No, it’s a different customer.

You can’t name it?

No. We have a couple of customers, such as the constellation customer with which we just signed the MoU. These customers are at different levels of maturity. They see we are going to mass production of terminals but they do not yet have the financing.

We have another customer, also a constellation, which has some components in the air, which is also an interesting concept. They talked to investors with potential. I am not sure how far they are.

This is for the big constellations but we have a full portfolio of laser communications including the ground stations for LEO-to-ground links. They have gone into serial production. We produced this with a full supply chain so we can provide 10 ground stations next year — one big ground station for space-to-ground and a smaller one for air-to-ground. It has been very nice to see this move to serial production. That was always our vision, to have a commercial, industrial approach.
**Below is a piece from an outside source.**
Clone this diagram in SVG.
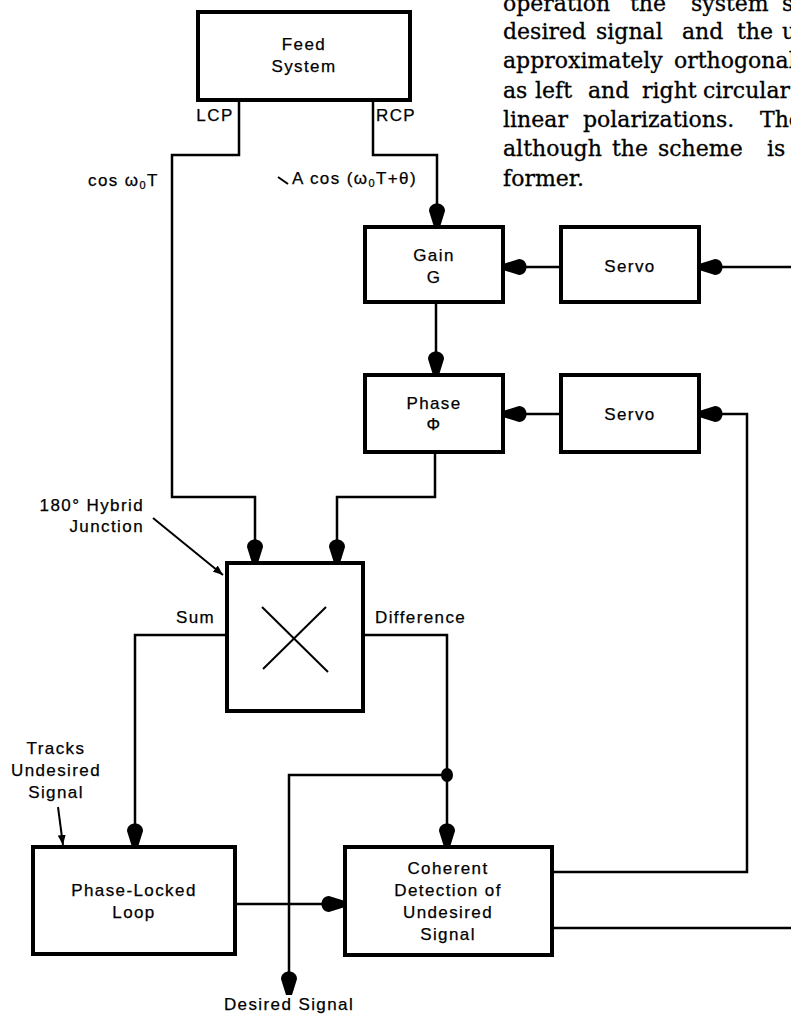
<svg xmlns="http://www.w3.org/2000/svg" width="791" height="1018" viewBox="0 0 791 1018">
<style>
.box{fill:#fff;stroke:#000;stroke-width:4}
.ln{fill:none;stroke:#000;stroke-width:2.5;stroke-linejoin:miter}
.thin{fill:none;stroke:#000;stroke-width:2}
.lbl{font-family:"Liberation Sans",Arial,Helvetica,sans-serif;font-size:17px;letter-spacing:1.4px;fill:#000;stroke:#000;stroke-width:0.25}
.c{text-anchor:middle}
.r{text-anchor:end}
.ser{font-family:"DejaVu Serif","Liberation Serif",serif;font-size:22px;fill:#000;stroke:#000;stroke-width:0.3}
</style>
<defs>
<marker id="arr" viewBox="0 0 24 16" refX="24" refY="8" markerWidth="24" markerHeight="16" markerUnits="userSpaceOnUse" orient="auto">
<path d="M24,5 L24,11 L8,16 C-2,16 -2,0 8,0 Z" fill="#000"/>
</marker>
<marker id="sarr" viewBox="0 0 10 8" refX="10" refY="4" markerWidth="10" markerHeight="8" markerUnits="userSpaceOnUse" orient="auto">
<path d="M0,0 L10,4 L0,8 Z" fill="#000"/>
</marker>
</defs>
<rect width="791" height="1018" fill="#fff"/>

<g id="text-block" class="ser">
<text y="11"><tspan x="503">operation</tspan><tspan x="630">the</tspan><tspan x="691">system</tspan><tspan x="782">s</tspan></text>
<text y="39"><tspan x="503">desired</tspan><tspan x="596">signal</tspan><tspan x="682">and</tspan><tspan x="737">the</tspan><tspan x="782">u</tspan></text>
<text y="68"><tspan x="503">approximately</tspan><tspan x="674">orthogonal</tspan></text>
<text y="98"><tspan x="503">as</tspan><tspan x="535">left</tspan><tspan x="588">and</tspan><tspan x="642">right</tspan><tspan x="703">circular</tspan></text>
<text y="127"><tspan x="503">linear</tspan><tspan x="583">polarizations.</tspan><tspan x="760">The</tspan></text>
<text y="156"><tspan x="503">although</tspan><tspan x="612">the</tspan><tspan x="658">scheme</tspan><tspan x="767">is</tspan></text>
<text y="186"><tspan x="503">former.</tspan></text>
</g>

<g id="connectors">
<path class="ln" d="M239,100 V155 H172 V497 H255 V563" marker-end="url(#arr)"/>
<path class="ln" d="M373,100 V155 H437 V227" marker-end="url(#arr)"/>
<path class="ln" d="M436,302 V375" marker-end="url(#arr)"/>
<path class="ln" d="M561,267 H503" marker-end="url(#arr)"/>
<path class="ln" d="M791,267 H699" marker-end="url(#arr)"/>
<path class="ln" d="M561,414 H503" marker-end="url(#arr)"/>
<path class="ln" d="M552,872 H747 V414 H699" marker-end="url(#arr)"/>
<path class="ln" d="M435,452 V497 H337 V563" marker-end="url(#arr)"/>
<path class="ln" d="M227,635 H135 V847" marker-end="url(#arr)"/>
<path class="ln" d="M363,635 H447 V847" marker-end="url(#arr)"/>
<path class="ln" d="M447,775 H289 V995" marker-end="url(#arr)"/>
<path class="ln" d="M235,904 H345" marker-end="url(#arr)"/>
<path class="ln" d="M552,928 H791"/>
<ellipse cx="447" cy="775" rx="6" ry="7" fill="#000"/>
<line class="thin" x1="153" y1="518" x2="223" y2="575" marker-end="url(#sarr)"/>
<line class="thin" x1="58" y1="807" x2="63" y2="845" marker-end="url(#sarr)"/>
<line class="thin" x1="278" y1="177" x2="288" y2="184"/>
</g>

<g id="feed-system">
<rect class="box" x="198" y="12" width="212" height="88"/>
<text class="lbl c" x="304" y="50">Feed</text>
<text class="lbl c" x="304" y="72">System</text>
</g>

<g id="port-labels">
<text class="lbl c" x="215" y="121">LCP</text>
<text class="lbl c" x="396" y="121">RCP</text>
<text class="lbl" x="88" y="186">cos ω<tspan font-size="11" dy="3">0</tspan><tspan dy="-3">T</tspan></text>
<text class="lbl" x="292" y="184" letter-spacing="2.5">A cos (ω<tspan font-size="11" dy="3">0</tspan><tspan dy="-3">T+θ)</tspan></text>
</g>

<g id="gain">
<rect class="box" x="365" y="227" width="138" height="75"/>
<text class="lbl c" x="434" y="261">Gain</text>
<text class="lbl c" x="434" y="283">G</text>
</g>

<g id="servo1">
<rect class="box" x="561" y="227" width="138" height="75"/>
<text class="lbl c" x="630" y="272">Servo</text>
</g>

<g id="phase">
<rect class="box" x="365" y="375" width="138" height="77"/>
<text class="lbl c" x="434" y="409">Phase</text>
<text class="lbl c" x="434" y="430" font-size="15">Φ</text>
</g>

<g id="servo2">
<rect class="box" x="561" y="375" width="138" height="77"/>
<text class="lbl c" x="630" y="420">Servo</text>
</g>

<g id="hybrid">
<text class="lbl r" x="144" y="511">180° Hybrid</text>
<text class="lbl r" x="144" y="532">Junction</text>
<rect class="box" x="227" y="563" width="136" height="148"/>
<line class="thin" x1="262" y1="607" x2="328" y2="672"/>
<line class="thin" x1="326" y1="607" x2="263" y2="669"/>
<text class="lbl" x="176" y="623">Sum</text>
<text class="lbl" x="375" y="623">Difference</text>
</g>

<g id="pll">
<text class="lbl c" x="56" y="754">Tracks</text>
<text class="lbl c" x="56" y="776">Undesired</text>
<text class="lbl c" x="56" y="798">Signal</text>
<rect class="box" x="33" y="847" width="202" height="107"/>
<text class="lbl c" x="134" y="896">Phase-Locked</text>
<text class="lbl c" x="134" y="918">Loop</text>
</g>

<g id="coherent">
<rect class="box" x="345" y="847" width="207" height="108"/>
<text class="lbl c" x="448" y="874">Coherent</text>
<text class="lbl c" x="448" y="896">Detection of</text>
<text class="lbl c" x="448" y="918">Undesired</text>
<text class="lbl c" x="448" y="940">Signal</text>
</g>

<g id="output">
<text class="lbl c" x="289" y="1010">Desired Signal</text>
</g>
</svg>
Will you produce 100 units in 2019?

It wont be quite 100. There have been some small delays, but the important thing for me is that it is in serial production. And we can get to larger numbers.

Do you still see more than one of mega-constellation for broadband connectivity being fully deployed?

Definitely. There is this one constellation that has signed the MoU, and in my view they have what it takes to deploy. They have a neat consortium around that, with people with enough space experience over many years in the case of some of the suppliers and the prime.

For the other constellations I am pretty positive. But the one we are talking about here? They are moving forward.

Your lasercom terminals are about 15 kg each?

That’s about right. With three, maybe four per satellite.

For me it was always important to have several pillars for our business. The constellations are not the only pillar. It’s important of course, with big numbers. But we’re also working on the air side for aircraft, and UAVs equipped with laser communications terminals. That’s a smaller market in that maybe a customer doesn’t buy 5,000 terminals, but only 10. But there are hundreds of these companies in the world. Plus the ground stations.